Zimbabwean Bloggers React to Chaos
June 16th, 2008 — kryzanekThe Zimbabwean blogosphere has been responding to national crisis for over a year now. Hyper-inflation, food shortages, and the anti-democratic tactics of the Mugabe administration have been closely tracked on the net by a small group of native Zimbabweans inside the country, expatriates outside of its borders, and foreign embassy representatives living in the capital, Harare. In recent weeks, however, it appears that their activity has kicked into high gear, as bloggers attempt to make sense of the chaos around them.
News sources from around the world have been reporting the escalation of political violence since the announcement of a June 27th run-off election between incumbent President Robert Mugabe of the Zanu-PF and his opponent Morgan Tsvangirai of the Movement for Democratic Change (MDC). Much of the Zimbabwean blogosphere has indeed verified that the country has turned into a near militarized police state.
Pro-democracy advocates in Zimbabwe have made use of blogs and other online platforms in a variety of ways. Zokwanele is a democratic civic action movement whose blog has served as newspaper, organizer, and advocate. The blog reports stories and displays images of government-sponsored torture, posts the press statements of Morgan Tsvangirai and other MDC officials, and monitors what internal human rights groups are saying about these events. In addition, Zokwanele and other blogs have set up action alerts and encouraged readers to contact United Nations and Embassy officials about the violence. Some blogs simply post stories about Zimbabwe’s political turmoil from various news sources across Africa and around the world. One site, which organizes NGO workers and other online activists, has even kept a photo index of post-election violence across the country. Indeed, Zimbabwean bloggers have become a key source of information and commentary on the situation there, according to Global Voices.

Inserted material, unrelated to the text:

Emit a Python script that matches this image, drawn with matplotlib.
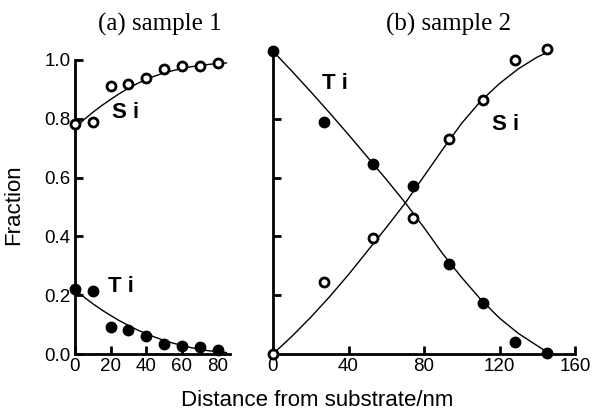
import matplotlib
matplotlib.use("Agg")
import matplotlib.pyplot as plt

# ---- data: sample 1 ----
s1_x = [0, 10, 20, 30, 40, 50, 60, 70, 80]
s1_si = [0.782, 0.79, 0.91, 0.92, 0.94, 0.97, 0.98, 0.98, 0.99]
s1_ti = [0.22, 0.215, 0.092, 0.082, 0.061, 0.034, 0.027, 0.024, 0.014]
s1_curve_x = [0, 5, 10, 15, 20, 25, 30, 35, 40, 45, 50, 55, 60, 65, 70, 75, 80, 85]
s1_si_curve = [0.77, 0.797, 0.822, 0.845, 0.866, 0.886, 0.904, 0.92, 0.934, 0.946, 0.956, 0.964, 0.971, 0.977, 0.981, 0.985, 0.988, 0.99]
s1_ti_curve = [0.22, 0.194, 0.171, 0.15, 0.131, 0.113, 0.097, 0.082, 0.069, 0.057, 0.046, 0.037, 0.029, 0.022, 0.016, 0.011, 0.008, 0.005]

# ---- data: sample 2 ----
s2_x = [0, 27, 53, 74, 93, 111, 128, 145]
s2_ti = [1.03, 0.79, 0.646, 0.571, 0.306, 0.175, 0.04, 0.003]
s2_si = [0.0, 0.245, 0.395, 0.462, 0.73, 0.864, 1.0, 1.037]
s2_ti_curve_x = [0, 10, 20, 30, 40, 50, 60, 70, 80, 90, 100, 110, 120, 130, 140, 147]
s2_ti_curve = [1.03, 0.962, 0.892, 0.82, 0.746, 0.67, 0.594, 0.515, 0.43, 0.34, 0.26, 0.186, 0.122, 0.07, 0.028, 0.0]
s2_si_curve_x = [0, 10, 20, 30, 40, 50, 60, 70, 80, 90, 100, 110, 120, 130, 140, 150, 158]
s2_si_curve = [0.0, 0.06, 0.125, 0.195, 0.27, 0.35, 0.43, 0.513, 0.605, 0.697, 0.785, 0.86, 0.92, 0.97, 1.01, 1.04, 1.058]

s1_xticks = [0, 20, 40, 60, 80]
s2_xticks = [0, 40, 80, 120, 160]
yticks = [0.0, 0.2, 0.4, 0.6, 0.8, 1.0]

W, H = 594, 419
fig = plt.figure(figsize=(W / 100, H / 100), dpi=100)

sans = "Liberation Sans"
serif = "Liberation Serif"

ymax = 1.035
y0_px, y1_px = 354, 354 - ymax * 294
axL = fig.add_axes([75 / W, (H - y0_px) / H, 155 / W, (y0_px - y1_px) / H])
axR = fig.add_axes([273 / W, (H - y0_px) / H, 302 / W, (y0_px - y1_px) / H])

for ax in (axL, axR):
    ax.set_ylim(0, ymax)
    for s in ("top", "right"):
        ax.spines[s].set_visible(False)
    for s in ("left", "bottom"):
        ax.spines[s].set_linewidth(2.0)
    ax.tick_params(direction="in", length=6, width=2.0, labelsize=13.5, pad=3)

line_kw = dict(color="black", lw=1.0, zorder=2, solid_joinstyle="round")
fill_kw = dict(ls="none", marker="o", ms=7.5, mfc="black", mec="black", clip_on=False, zorder=3)
open_kw = dict(ls="none", marker="o", ms=6.5, mfc="white", mec="black", mew=2.0, clip_on=False, zorder=3)
lab_kw = dict(fontfamily=sans, fontweight="bold", fontsize=16, va="center", ha="left")

# left panel
axL.set_xlim(0, 87)
axL.spines["left"].set_bounds(0, 1.0)
axL.plot(s1_curve_x, s1_si_curve, **line_kw)
axL.plot(s1_curve_x, s1_ti_curve, **line_kw)
axL.plot(s1_x, s1_si, **open_kw)
axL.plot(s1_x, s1_ti, **fill_kw)
axL.set_xticks(s1_xticks)
axL.set_yticks(yticks)
axL.set_yticklabels([f"{v:.1f}" for v in yticks], fontfamily=sans)
axL.set_xticklabels([str(v) for v in s1_xticks], fontfamily=sans)
axL.text(21, 0.82, "S i", **lab_kw)
axL.text(18.5, 0.23, "T i", **lab_kw)

# right panel
axR.set_xlim(0, 160)
axR.plot(s2_ti_curve_x, s2_ti_curve, **line_kw)
axR.plot(s2_si_curve_x, s2_si_curve, **line_kw)
axR.plot(s2_x, s2_si, **open_kw)
axR.plot(s2_x, s2_ti, **fill_kw)
axR.set_xticks(s2_xticks)
axR.set_xticklabels([str(v) for v in s2_xticks], fontfamily=sans)
axR.set_yticks([0.2, 0.4, 0.6, 0.8])
axR.set_yticklabels([])
axR.text(26, 0.92, "T i", **lab_kw)
axR.text(116, 0.78, "S i", **lab_kw)

# titles and labels
fig.text(160 / W, 1 - 24 / H, "(a) sample 1", fontfamily=serif, fontsize=18, ha="center", va="center")
fig.text(449 / W, 1 - 24 / H, "(b) sample 2", fontfamily=serif, fontsize=18, ha="center", va="center")
fig.text(14 / W, 1 - 205 / H, "Fraction", fontfamily=sans, fontsize=16, rotation=90, ha="center", va="center")
fig.text(317 / W, 1 - 400 / H, "Distance from substrate/nm", fontfamily=sans, fontsize=16, ha="center", va="center")

fig.savefig("out.png", dpi=100)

Many would argue that the online community in Zimbabwe is probably too small and too disconnected from the majority of the populace to have much of an impact on daily outcomes in the country. Only 8.4 percent of Zimbabweans have access to the internet, so one assumes that reports and appeals from bloggers are likely only reaching a small number of citizens. However, as Kenyan blogger Daudi Were who blogs at mentalacrobatics has observed in his country, radio reaches nearly 90% of the population and blogs serve as a major source of information for radio journalists in Kenya. Blogs are thus reaching nearly the entire country once their stories get picked up by radio. If Zimbabwe’s media ecosystem is anything like Kenya’s, bloggers may have a much larger voice than you might expect. Of course, blogs also serve as a window into Zimbabwe’s mayhem for an international community that has grown dangerously complacent.